Thursday 11 October 2007
Trans-rectal Electro-ejaculation (TREE)
Trans-rectal electroejaculation (TREE) technique is used to collect semen from men who are unable to ejaculate. The technique has been used in animals since 1930s and in man since 1948 onwards. The aim of trans-rectal electroejaculation (TREE) is to directly stimulate the seminal vesicles. There are selected groups of patients for whom trans-rectal electroejaculation (TREE) is recommended. The majority of spinal cord injuries are among young men. About 5% of these men are likely to achieve pregnancies with their partners without assistance. The loss of fertility in these men is due to a decline of sperm quality, impotence and ejaculatory failure. About 50% of them may able to achieve ejaculation with the use of penile vibrators. Men who are unable to ejaculate by other means, should be offered rectal electroejaculation. Sexual dysfunction is common in insulin dependent diabetics. Trans-rectal electroejaculation (TREE) may be advised for men who are unable to achieve erection and ejaculation. Men with multiple sclerosis who are unable to achieve erection and ejaculation will also benefit from TREE. Men who are impotent and or unable to ejaculate because of psychosexual problems may be offered rectal electroejaculation after failed psychosexual treatment.
The procedure is performed as a day case surgery usually under a short general anesthesia. However, in men with spinal cord injury (SCI) it may be performed without anesthetics (although about 5% of these men may require a general anesthesia. The procedure takes about 15 minutes. The man usually lies on his right side. A metal or plastic tube (proctoscope) is lubricated and inserted into his rectum to inspect the lining of the rectum (see picture). A special probe is inserted into the rectum, the probe is attached to an electric stimulation power unit through which electric stimulation is delivered(see picture). The power is increased gradually until ejaculation occurs. At the same time an assistant will apply massage to the prostate gland and milk the urethra to obtain the ejaculate. At the end of the procedure, another proctoscope is inserted to check for any burn injury in the rectum caused by the hot rectal probe. Like any surgical procedure there are a few potential problems. Autonomic hypereflexia (very high blood pressure) is a potentially severe complication to any spinal cord injured man. Because the normal defenses which protect against a sustained high blood pressure during orgasm are lost. This can have serious consequences such as brain hemorrhage. For this reason, SCI men are usually given pills to lower their blood pressure before they undergo trans-rectal electroejaculation (TREE). Other problems that may occur include burn injury and complications associated with the general anesthesia.

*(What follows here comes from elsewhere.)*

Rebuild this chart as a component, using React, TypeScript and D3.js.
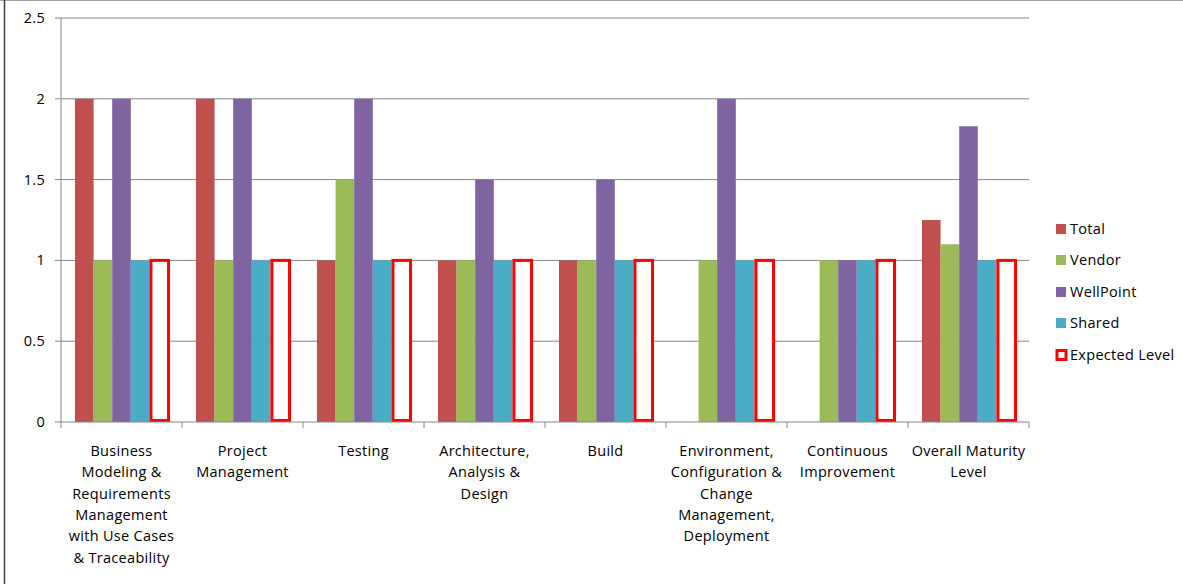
import React from "react";
import * as d3 from "d3";

const categories = [
  ["Business", "Modeling &", "Requirements", "Management", "with Use Cases", "& Traceability"],
  ["Project", "Management"],
  ["Testing"],
  ["Architecture,", "Analysis &", "Design"],
  ["Build"],
  ["Environment,", "Configuration &", "Change", "Management,", "Deployment"],
  ["Continuous", "Improvement"],
  ["Overall Maturity", "Level"],
];

const seriesNames = ["Total", "Vendor", "WellPoint", "Shared", "Expected Level"];
const totalValues = [2, 2, 1, 1, 1, 0, 0, 1.25];
const vendorValues = [1, 1, 1.5, 1, 1, 1, 1, 1.1];
const wellPointValues = [2, 2, 2, 1.5, 1.5, 2, 1, 1.83];
const sharedValues = [1, 1, 1, 1, 1, 1, 1, 1];
const expectedValues = [1, 1, 1, 1, 1, 1, 1, 1];
const yTicks = [0, 0.5, 1, 1.5, 2, 2.5];
const yTickLabels = ["0", "0.5", "1", "1.5", "2", "2.5"];

const colors = ["#C0504D", "#9BBB59", "#8064A2", "#4BACC6", "#FF0000"];

export default function App() {
  const W = 1183;
  const H = 584;
  const left = 61;
  const right = 1029;
  const top = 18;
  const bottom = 422;
  const font = "'Open Sans', Lato, sans-serif";
  const fs = 14.5;
  const ls = 0.3;

  const allValues = [totalValues, vendorValues, wellPointValues, sharedValues, expectedValues];
  const catIdx = categories.map((_, i) => String(i));
  const x0 = d3.scaleBand<string>().domain(catIdx).range([left, right]).padding(0);
  const x1 = d3
    .scaleBand<string>()
    .domain(seriesNames)
    .range([0, x0.bandwidth()])
    .paddingInner(0)
    .paddingOuter(0.75);
  const y = d3.scaleLinear().domain([0, 2.5]).range([bottom, top]);

  const legendY = [229, 260, 292, 323, 355];

  return (
    <svg
      width={W}
      height={H}
      style={{ position: "absolute", left: 0, top: 0, background: "#fff" }}
      fontFamily={font}
    >
      <rect x={0} y={0} width={W} height={H} fill="#fff" />
      <line x1={0} x2={W} y1={0.5} y2={0.5} stroke="#A6A6A6" strokeWidth={1} />
      <line x1={4.5} x2={4.5} y1={0} y2={H} stroke="#404040" strokeWidth={1.5} />

      {yTicks.map((t) => (
        <g key={"g" + t}>
          {t > 0 && (
            <line x1={left} x2={right} y1={y(t)} y2={y(t)} stroke="#868686" strokeWidth={1} />
          )}
          <line x1={left - 6} x2={left} y1={y(t)} y2={y(t)} stroke="#868686" strokeWidth={1} />
        </g>
      ))}
      {yTicks.map((t, i) => (
        <text
          key={"yl" + t}
          x={45}
          y={y(t)}
          dy="0.35em"
          textAnchor="end"
          fontSize={fs}
          letterSpacing={ls}
          fill="#000"
        >
          {yTickLabels[i]}
        </text>
      ))}

      {catIdx.map((c, ci) => (
        <g key={"c" + c} transform={`translate(${x0(c)},0)`}>
          {seriesNames.map((s, si) => {
            const v = allValues[si][ci];
            if (!v) return null;
            const bx = x1(s)!;
            const bw = x1.bandwidth();
            if (si === 4) {
              return (
                <rect
                  key={s}
                  x={bx + 1.5}
                  y={y(v)}
                  width={bw - 1}
                  height={y(0) - y(v) - 1.5}
                  fill="#fff"
                  stroke={colors[si]}
                  strokeWidth={3}
                />
              );
            }
            return (
              <rect
                key={s}
                x={bx}
                y={y(v)}
                width={bw}
                height={y(0) - y(v)}
                fill={colors[si]}
              />
            );
          })}
        </g>
      ))}

      <line x1={left} x2={left} y1={top} y2={bottom} stroke="#868686" strokeWidth={1} />
      <line x1={left} x2={right} y1={bottom} y2={bottom} stroke="#868686" strokeWidth={1} />
      {catIdx.concat([String(categories.length)]).map((c, i) => {
        const xx = left + i * x0.step();
        return (
          <line key={"xt" + i} x1={xx} x2={xx} y1={bottom} y2={bottom + 6} stroke="#868686" strokeWidth={1} />
        );
      })}

      {categories.map((lines, ci) => {
        const cx = x0(String(ci))! + x0.bandwidth() / 2;
        return (
          <text key={"cl" + ci} x={cx} y={451} textAnchor="middle" fontSize={fs} letterSpacing={ls} fill="#000">
            {lines.map((ln, li) => (
              <tspan key={li} x={cx} y={451 + li * 21.3} dy="0.35em">
                {ln}
              </tspan>
            ))}
          </text>
        );
      })}

      {seriesNames.map((s, si) => (
        <g key={"lg" + s}>
          {si === 4 ? (
            <rect
              x={1057}
              y={legendY[si] - 4.5}
              width={9}
              height={9}
              fill="#fff"
              stroke={colors[si]}
              strokeWidth={3}
            />
          ) : (
            <rect x={1056} y={legendY[si] - 5} width={10} height={10} fill={colors[si]} />
          )}
          <text x={1070} y={legendY[si]} dy="0.35em" fontSize={fs} letterSpacing={ls} fill="#000">
            {s}
          </text>
        </g>
      ))}
    </svg>
  );
}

After sperm preparation the fresh sperm is then used for treatment such as insemination, IVF or ICSI depending upon the sperm count and quality. Alternatively the semen sample is frozen for future use. Treatment options will depend upon the sperm count and quality. Other factors such as the fertility of the female partner and the duration of infertility, etc. will also influence the treatment options available. The options include the following:
Intrauterine insemination (IUI)
Intrauterine insemination (IUI) with washed and prepared sperm. This will be advised if the sperm problem is mild and the female partner is young, has regular menstrual cycles and ovulation, and has healthy patent Fallopian tubes. A pregnancy rate of 5-10% per treatment cycle is expected, depending on many factors such as the woman’s age and treatment cycle number, etc.
IVF (In Vitro Fertilization)
In-vitro fertilization (IVF) is usually advised if the female partner is 35 years or older, has blocked or damaged Fallopian tubes or severe endometriosis and the male partners sperm count or quality is not suitable for IUI.
ICSI (Intra-cytoplasmic Sperm Injection)
Intracytoplasmic sperm injection (ICSI) is advised when there is a severe sperm problem, i.e. sperm is not suitable for standard IVF treatment.
Recent advances in assisted conception such as IVF and ICSI have made it possible to achieve pregnancies and live births with ejaculate containing just a few sperm.